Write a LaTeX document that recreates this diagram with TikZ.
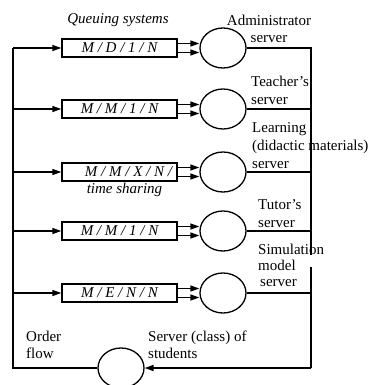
\documentclass[tikz,border=0pt]{standalone}
\usepackage{fontspec}
\setmainfont{Liberation Serif}
\usetikzlibrary{shapes.geometric,arrows.meta}
\begin{document}
\begin{tikzpicture}[x=1pt,y=-1pt,
  every node/.style={font=\fontsize{15}{17.5}\selectfont},
  qbox/.style={draw,line width=1.4pt,minimum width=115pt,minimum height=18pt,inner sep=0pt,font=\fontsize{15}{17.5}\selectfont\itshape},
  srv/.style={draw,ellipse,line width=1.3pt,minimum width=46pt,minimum height=40pt,inner sep=0pt},
  wire/.style={line width=1.4pt},
  arr/.style={wire,-{Triangle[length=9pt,width=6pt]}},
  lbl/.style={align=left,inner sep=0pt,anchor=west}]
\useasboundingbox (0,0) rectangle (368,385);
% buses
\coordinate (lbus) at (13,0);
\coordinate (rbus) at (311,0);
\coordinate (rgapA) at (311,255);
\coordinate (rgapB) at (311,267);
% queue boxes
\node[qbox] (q1) at (119.5,48) {M / D / 1 / N};
\node[qbox] (q2) at (119.5,109) {M / M / 1 / N};
\node[qbox] (q3) at (119.5,172) {\hspace*{18pt}M / M / X / N /};
\node[qbox] (q4) at (119.5,231) {M / M / 1 / N};
\node[qbox] (q5) at (119.5,293) {M / E / N / N};
% servers
\node[srv] (s1) at (223,48) {};
\node[srv] (s2) at (223,109) {};
\node[srv] (s3) at (223,172) {};
\node[srv] (s4) at (223,231) {};
\node[srv] (s5) at (223,293) {};
\node[srv] (os) at (121,368) {};
% double connections box -> server
\foreach \i in {1,...,5}{
  \draw[arr] ([yshift=4.5pt]q\i.east) -- ([yshift=4.5pt]q\i.east -| s\i.west);
  \draw[arr] ([yshift=-4.5pt]q\i.east) -- ([yshift=-4.5pt]q\i.east -| s\i.west);
  \draw[arr] (q\i.west -| lbus) -- (q\i.west);
}
% right bus
\draw[wire] (s1.east) -- (s1.east -| rbus) -- (rgapA);
\draw[wire] (rgapB) -- (rbus |- os.east);
\foreach \i in {2,...,5}{
  \draw[wire] (s\i.east) -- (s\i.east -| rbus);
}
\draw[arr] (rbus |- os.east) -- (os.east);
% left bus
\draw[wire] (os.west) -- (os.west -| lbus) -- (lbus |- q1.west);
% labels
\node[inner sep=0pt,font=\fontsize{15}{17.5}\selectfont\itshape] (t0) at (118,20) {Queuing systems};
\node[inner sep=0pt,align=center] (ta) at (269,29) {Administrator\\server};
\node[lbl] (tb) at (251,90.5) {Teacher’s\\server};
\node[lbl,font=\fontsize{15}{18}\selectfont] (tc) at (252,146) {Learning\\(didactic materials)\\server};
\node[lbl] (td) at (258,213.5) {Tutor’s\\server};
\node[lbl,font=\fontsize{15}{16}\selectfont] (te) at (258,265) {Simulation\\model\\\hspace*{2pt}server};
\node[inner sep=0pt,font=\fontsize{15}{17.5}\selectfont\itshape] (tf) at (124.5,190) {time sharing};
\node[lbl] (tg) at (26,345) {Order\\flow};
\node[lbl] (th) at (148,345) {Server (class) of\\students};
\end{tikzpicture}
\end{document}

WHAT IS ASKED:
Repeat the listing in full and exactly. Do not include any images.

TASK SOLUTION:
Write a LaTeX document that recreates this diagram with TikZ.
\documentclass[tikz,border=0pt]{standalone}
\usepackage{fontspec}
\setmainfont{Liberation Serif}
\usetikzlibrary{shapes.geometric,arrows.meta}
\begin{document}
\begin{tikzpicture}[x=1pt,y=-1pt,
  every node/.style={font=\fontsize{15}{17.5}\selectfont},
  qbox/.style={draw,line width=1.4pt,minimum width=115pt,minimum height=18pt,inner sep=0pt,font=\fontsize{15}{17.5}\selectfont\itshape},
  srv/.style={draw,ellipse,line width=1.3pt,minimum width=46pt,minimum height=40pt,inner sep=0pt},
  wire/.style={line width=1.4pt},
  arr/.style={wire,-{Triangle[length=9pt,width=6pt]}},
  lbl/.style={align=left,inner sep=0pt,anchor=west}]
\useasboundingbox (0,0) rectangle (368,385);
% buses
\coordinate (lbus) at (13,0);
\coordinate (rbus) at (311,0);
\coordinate (rgapA) at (311,255);
\coordinate (rgapB) at (311,267);
% queue boxes
\node[qbox] (q1) at (119.5,48) {M / D / 1 / N};
\node[qbox] (q2) at (119.5,109) {M / M / 1 / N};
\node[qbox] (q3) at (119.5,172) {\hspace*{18pt}M / M / X / N /};
\node[qbox] (q4) at (119.5,231) {M / M / 1 / N};
\node[qbox] (q5) at (119.5,293) {M / E / N / N};
% servers
\node[srv] (s1) at (223,48) {};
\node[srv] (s2) at (223,109) {};
\node[srv] (s3) at (223,172) {};
\node[srv] (s4) at (223,231) {};
\node[srv] (s5) at (223,293) {};
\node[srv] (os) at (121,368) {};
% double connections box -> server
\foreach \i in {1,...,5}{
  \draw[arr] ([yshift=4.5pt]q\i.east) -- ([yshift=4.5pt]q\i.east -| s\i.west);
  \draw[arr] ([yshift=-4.5pt]q\i.east) -- ([yshift=-4.5pt]q\i.east -| s\i.west);
  \draw[arr] (q\i.west -| lbus) -- (q\i.west);
}
% right bus
\draw[wire] (s1.east) -- (s1.east -| rbus) -- (rgapA);
\draw[wire] (rgapB) -- (rbus |- os.east);
\foreach \i in {2,...,5}{
  \draw[wire] (s\i.east) -- (s\i.east -| rbus);
}
\draw[arr] (rbus |- os.east) -- (os.east);
% left bus
\draw[wire] (os.west) -- (os.west -| lbus) -- (lbus |- q1.west);
% labels
\node[inner sep=0pt,font=\fontsize{15}{17.5}\selectfont\itshape] (t0) at (118,20) {Queuing systems};
\node[inner sep=0pt,align=center] (ta) at (269,29) {Administrator\\server};
\node[lbl] (tb) at (251,90.5) {Teacher’s\\server};
\node[lbl,font=\fontsize{15}{18}\selectfont] (tc) at (252,146) {Learning\\(didactic materials)\\server};
\node[lbl] (td) at (258,213.5) {Tutor’s\\server};
\node[lbl,font=\fontsize{15}{16}\selectfont] (te) at (258,265) {Simulation\\model\\\hspace*{2pt}server};
\node[inner sep=0pt,font=\fontsize{15}{17.5}\selectfont\itshape] (tf) at (124.5,190) {time sharing};
\node[lbl] (tg) at (26,345) {Order\\flow};
\node[lbl] (th) at (148,345) {Server (class) of\\students};
\end{tikzpicture}
\end{document}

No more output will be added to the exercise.